In urban transports, it is essential to ensure that systems enabling passengers to travel anonymously continue to exist.
In the retail industry, tags fitted onto the products sold in supermarkets should have a way to be automatically neutralised at the cash register (by deactivation or physical removal). Technical devices ensuring RFID tag neutralising should therefore be imbedded at the manufacturing stage, whenever the chip has no intended application beyond the point of sale. Solutions already exist, but research needs to progress further in order to find practical ways to implement them. In this perspective, CNIL has been cooperating with the Retail Industry Cluster of the Nord region in France, in an effort to guide the development of RFID technologies.
Furthermore, it is essential to provide consumers with clear and detailed information on the use of such tag, on the related data processing involved and on the possibility for them to read the chip contents and check whether or not it is active.
Lastly, security standards must be promoted to guarantee that any personal data possibly contained in the tags cannot be read remotely by unauthorised third parties without the person's knowledge.
In view of their massive dissemination, of the individual nature of identifiers for each tagged object, of their invisible character and of the risks of individual profiling, CNIL has been monitoring the development of these new technologies with extreme vigilance. The Commission has regular contacts with the industry players, both on a national and a European scale, and is currently involved in the drafting of an EU recommendation on the subject that should be adopted in the first half of 2008. The recommendation is intended as a reminder that such technological developments should necessarily be matched by compliance with key principles of data protection, i.e. principles of legitimacy of purpose, proportionality, transparency and security.
Should the use of such technologies be more precisely framed and regulated by law? Whenever RFID devices enable any direct or indirect identification of a physical person, then they fall under the remit of the French Data Protection Act. From this standpoint, it does not appear necessary to adopt any other specific legislation, but it might prove necessary to adapt the French Data Protection Act in order to account specifically for this particular technology. The working party created within CNIL to this purpose, will be in charge of reviewing the enforceability of the data protection act, of recommending a revision of the law as felt appropriate, and assessing whether an addendum on this topic might be necessary (see Chapter 4).
RFID devices enable the presence detection and identification of objects or persons. They consist of a microchip (also called tag) and an antenna communicating via radio waves with an electronic reader over distances ranging from a few centimetres to several dozen metres. For applications in the retail industry, their cost is approximately 5 eurocents per unit.
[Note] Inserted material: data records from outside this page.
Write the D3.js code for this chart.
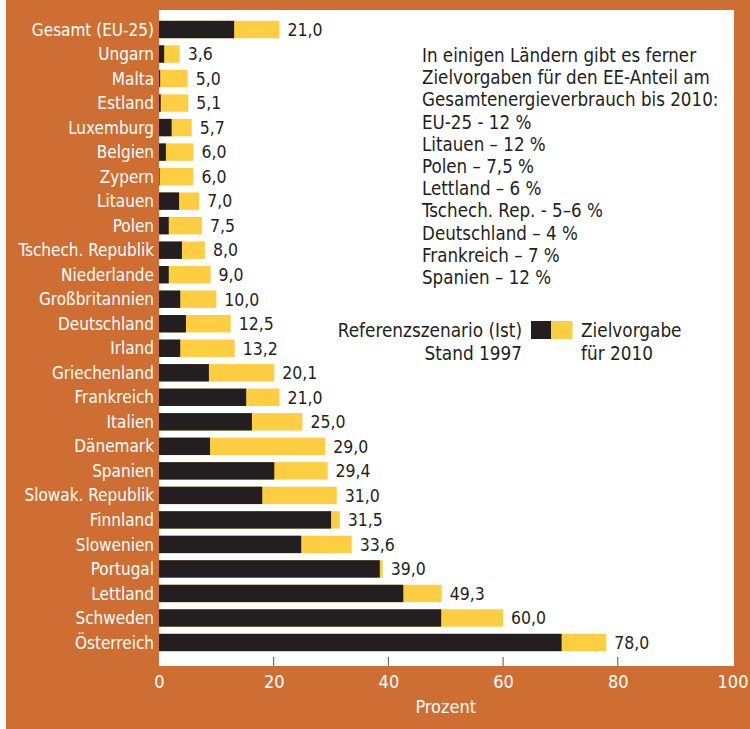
<!DOCTYPE html>
<html>
<head>
<meta charset="utf-8">
<script src="https://cdn.jsdelivr.net/npm/d3@7"></script>
<style>
body{margin:0;background:#fff;}
svg text{font-family:"Liberation Sans Narrow","DejaVu Sans Condensed",sans-serif;}
</style>
</head>
<body>
<div id="chart"></div>
<script>
// countries, top to bottom
var countries = ['Gesamt (EU-25)','Ungarn','Malta','Estland','Luxemburg','Belgien','Zypern','Litauen','Polen',
	'Tschech. Republik','Niederlande','Großbritannien','Deutschland','Irland','Griechenland','Frankreich',
	'Italien','Dänemark','Spanien','Slowak. Republik','Finnland','Slowenien','Portugal','Lettland','Schweden','Österreich'];
// Referenzszenario (Ist) Stand 1997
var actual1997 = [13.1,0.9,0.2,0.3,2.2,1.2,0.1,3.5,1.7,
	4.0,1.7,3.7,4.7,3.7,8.7,15.2,
	16.2,8.9,20.1,18.0,30.0,24.8,38.5,42.6,49.2,70.2];
// Zielvorgabe fuer 2010
var target2010 = [21.0,3.6,5.0,5.1,5.7,6.0,6.0,7.0,7.5,
	8.0,9.0,10.0,12.5,13.2,20.1,21.0,
	25.0,29.0,29.4,31.0,31.5,33.6,39.0,49.3,60.0,78.0];
var xTicks = [0,20,40,60,80,100];
var noteLines = ['In einigen Ländern gibt es ferner','Zielvorgaben für den EE-Anteil am',
	'Gesamtenergieverbrauch bis 2010:','EU-25 - 12 %','Litauen – 12 %','Polen – 7,5 %','Lettland – 6 %',
	'Tschech. Rep. - 5–6 %','Deutschland – 4 %','Frankreich – 7 %','Spanien – 12 %'];

var W = 750, H = 729;
var orange = '#cf6e33', yellow = '#fdcd42', black = '#231f20';
var fmt = function(v){ return v.toFixed(1).replace('.', ','); };

var svg = d3.select('#chart').append('svg').attr('width', W).attr('height', H);
svg.append('rect').attr('x', 6).attr('y', 0).attr('width', W - 6).attr('height', H).attr('fill', orange);

var plot = {left: 159, top: 10, right: 734, bottom: 666};
svg.append('rect').attr('x', plot.left).attr('y', plot.top)
	.attr('width', plot.right - plot.left).attr('height', plot.bottom - plot.top).attr('fill', '#fff');

var x = d3.scaleLinear().domain([0, 100]).range([159, 732.5]);
var y = d3.scaleBand().domain(countries).range([17.25, 654.75]).paddingInner(0.29).paddingOuter(0.145);

var rows = svg.append('g').selectAll('g').data(countries).enter().append('g');
//yellow target bar first, black on top
rows.append('rect')
	.attr('x', x(0)).attr('y', function(d){ return y(d); })
	.attr('width', function(d, i){ return x(target2010[i]) - x(0); })
	.attr('height', y.bandwidth()).attr('fill', yellow);
rows.append('rect')
	.attr('x', x(0)).attr('y', function(d){ return y(d); })
	.attr('width', function(d, i){ return x(actual1997[i]) - x(0); })
	.attr('height', y.bandwidth()).attr('fill', black);
rows.append('text')
	.attr('x', function(d, i){ return x(target2010[i]) + 8; })
	.attr('y', function(d){ return y(d) + y.bandwidth() / 2; })
	.attr('dy', '0.36em').attr('font-size', 17.5).attr('fill', black)
	.text(function(d, i){ return fmt(target2010[i]); });
rows.append('text')
	.attr('x', 154).attr('y', function(d){ return y(d) + y.bandwidth() / 2; })
	.attr('dy', '0.36em').attr('text-anchor', 'end').attr('font-size', 17).attr('fill', '#fff')
	.text(function(d){ return d; });

//axis: ticks inside plot, labels below
var axis = d3.axisBottom(x).tickValues(xTicks).tickSize(0).tickPadding(9)
	.tickFormat(d3.format('d'));
var gx = svg.append('g').attr('transform', 'translate(0,' + plot.bottom + ')').call(axis);
gx.select('.domain').remove();
gx.selectAll('text').attr('fill', '#fff').attr('font-size', 18)
	.style('font-family', '"Liberation Sans Narrow","DejaVu Sans Condensed",sans-serif');
svg.append('g').selectAll('line').data(xTicks.slice(1, -1)).enter().append('line')
	.attr('x1', function(d){ return x(d); }).attr('x2', function(d){ return x(d); })
	.attr('y1', plot.bottom - 9).attr('y2', plot.bottom)
	.attr('stroke', '#555').attr('stroke-width', 1);
svg.append('text').attr('x', (x(0) + x(100)) / 2).attr('y', 713)
	.attr('text-anchor', 'middle').attr('font-size', 18).attr('fill', '#fff').text('Prozent');

//note block
svg.append('text').attr('font-size', 18.6).attr('fill', black)
	.selectAll('tspan').data(noteLines).enter().append('tspan')
	.attr('x', 422).attr('y', function(d, i){ return 62 + i * 22.2; })
	.text(function(d){ return d; });

//legend
var lg = svg.append('g').attr('font-size', 18.8).attr('fill', black);
lg.append('rect').attr('x', 531).attr('y', 321).attr('width', 20).attr('height', 18).attr('fill', black);
lg.append('rect').attr('x', 551).attr('y', 321).attr('width', 21.5).attr('height', 18).attr('fill', yellow);
lg.append('text').attr('x', 522).attr('y', 337).attr('text-anchor', 'end').text('Referenzszenario (Ist)');
lg.append('text').attr('x', 522).attr('y', 360).attr('text-anchor', 'end').text('Stand 1997');
lg.append('text').attr('x', 581).attr('y', 337).text('Zielvorgabe');
lg.append('text').attr('x', 581).attr('y', 360).text('für 2010');
</script>
</body>
</html>
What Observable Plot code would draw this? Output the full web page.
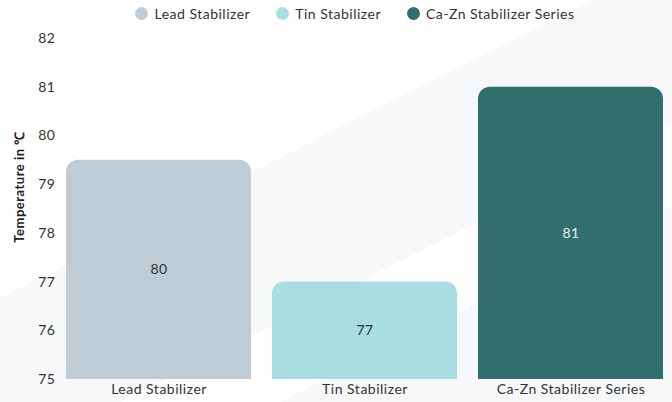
<!DOCTYPE html>
<html>
<head>
<meta charset="utf-8">
<script src="https://cdn.jsdelivr.net/npm/d3@7"></script>
<script src="https://cdn.jsdelivr.net/npm/@observablehq/plot@0.6"></script>
<style>
  html, body { margin: 0; padding: 0; background: #fff; }
  #wrap {
    width: 672px; height: 402px; overflow: hidden;
    font-family: Lato, "Open Sans", sans-serif;
    background: linear-gradient(153.4deg, #ffffff 0px, #ffffff 266px, #f7f8fa 266px, #f7f8fa 413px, #ffffff 413px, #ffffff 485px, #f7f8fa 485px, #f7f8fa 700px);
  }
  #legend {
    height: 26px; display: flex; justify-content: center; align-items: center;
    gap: 26px; font-size: 14px; color: #333; padding-left: 38px; box-sizing: border-box;
    letter-spacing: 0.5px;
  }
  #legend .item { display: flex; align-items: center; gap: 6px; }
  #legend .sw { width: 13px; height: 13px; border-radius: 50%; display: inline-block; }
</style>
</head>
<body>
<div id="wrap">
  <div id="legend"></div>
  <div id="chart"></div>
</div>
<script>
const categories = ["Lead Stabilizer", "Tin Stabilizer", "Ca-Zn Stabilizer Series"];
const values = [79.5, 77, 81];
const colors = ["#bfccd5", "#a8dde2", "#316e6d"];
const labelColors = ["#333333", "#333333", "#e6efee"];
const yTicks = [75, 76, 77, 78, 79, 80, 81, 82];
const yLabel = "Temperature in ℃";

const yMin = yTicks[0];
const data = categories.map((c, i) => ({
  category: c, value: values[i], base: yMin,
  mid: (yMin + values[i]) / 2, label: String(Math.round(values[i])),
  labelColor: labelColors[i]
}));

const legend = document.getElementById("legend");
categories.forEach((c, i) => {
  const it = document.createElement("div");
  it.className = "item";
  it.innerHTML = `<span class="sw" style="background:${colors[i]}"></span><span>${c}</span>`;
  legend.appendChild(it);
});

const plot = Plot.plot({
  width: 672,
  height: 376,
  marginLeft: 58,
  marginRight: 0,
  marginTop: 12,
  marginBottom: 23,
  style: { background: "transparent", fontFamily: "Lato, 'Open Sans', sans-serif", fontSize: "14px", color: "#333", letterSpacing: "0.5px" },
  x: { domain: categories, paddingInner: 0.1, paddingOuter: 0.04, label: null },
  y: { domain: [yTicks[0], yTicks[yTicks.length - 1]], ticks: yTicks, label: null },
  color: { domain: categories, range: colors },
  marks: [
    Plot.barY(data, { x: "category", y1: "base", y2: "value", fill: "category", rx: 12, ry: 12 }),
    Plot.barY(data, { x: "category", y1: "base", y2: "mid", fill: "category" }),
    Plot.text(data, { x: "category", y: "mid", text: "label", fill: "labelColor", fontSize: 14 }),
    Plot.axisY({ ticks: yTicks, tickSize: 0, tickPadding: 3, label: null, fontSize: 14, tickFormat: d => String(d) }),
    Plot.axisX({ tickSize: 0, tickPadding: 5, label: null, fontSize: 14 }),
    Plot.text([yLabel], { frameAnchor: "left", textAnchor: "middle", rotate: -90, dx: -39, dy: -22, fontWeight: "bold", fontSize: 13, fill: "#222" })
  ]
});
document.getElementById("chart").appendChild(plot);
</script>
</body>
</html>
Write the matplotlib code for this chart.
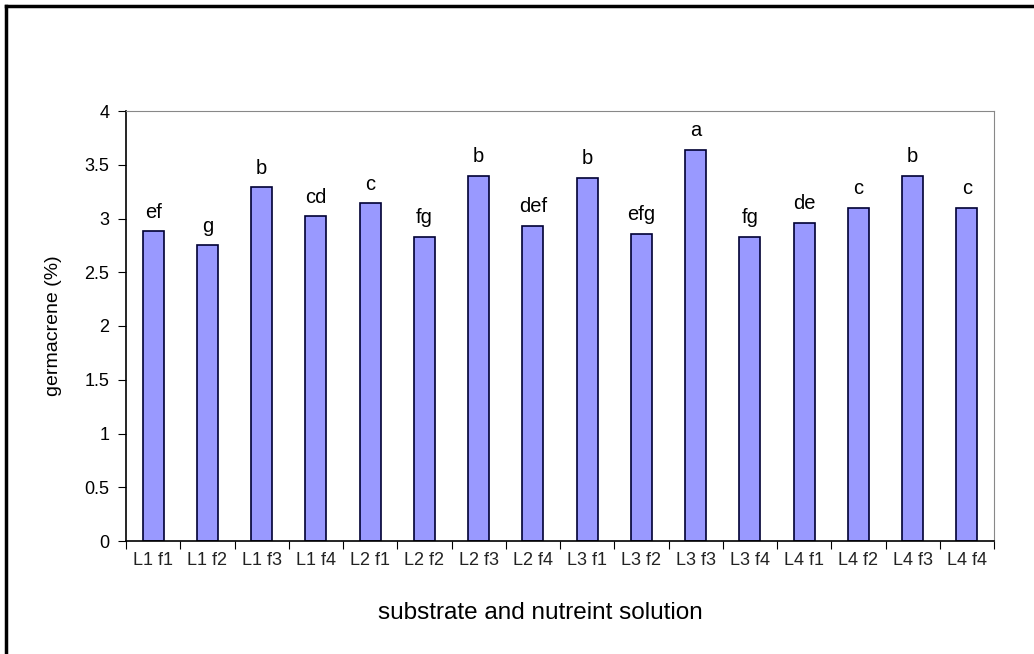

Other types of communicating chips, smarter or smaller, have been emerging with the advent of the globalised “object-oriented internet”. Some prototypes are virtually invisible (0.15 mm square and 7.5 micron thick), while others have a storage capacity of 512 KB (kilobytes) for a size of 2 mm2 and can exchange data at a rate of 10Mbps (megabits per second).
NFC (Near-Field Communication) technology, a communication standard developed in 2002, enables communication and inter-operation between various types of RFID chips. The transmission distance is 10 cm at a maximum throughput rate of 424 Kbps.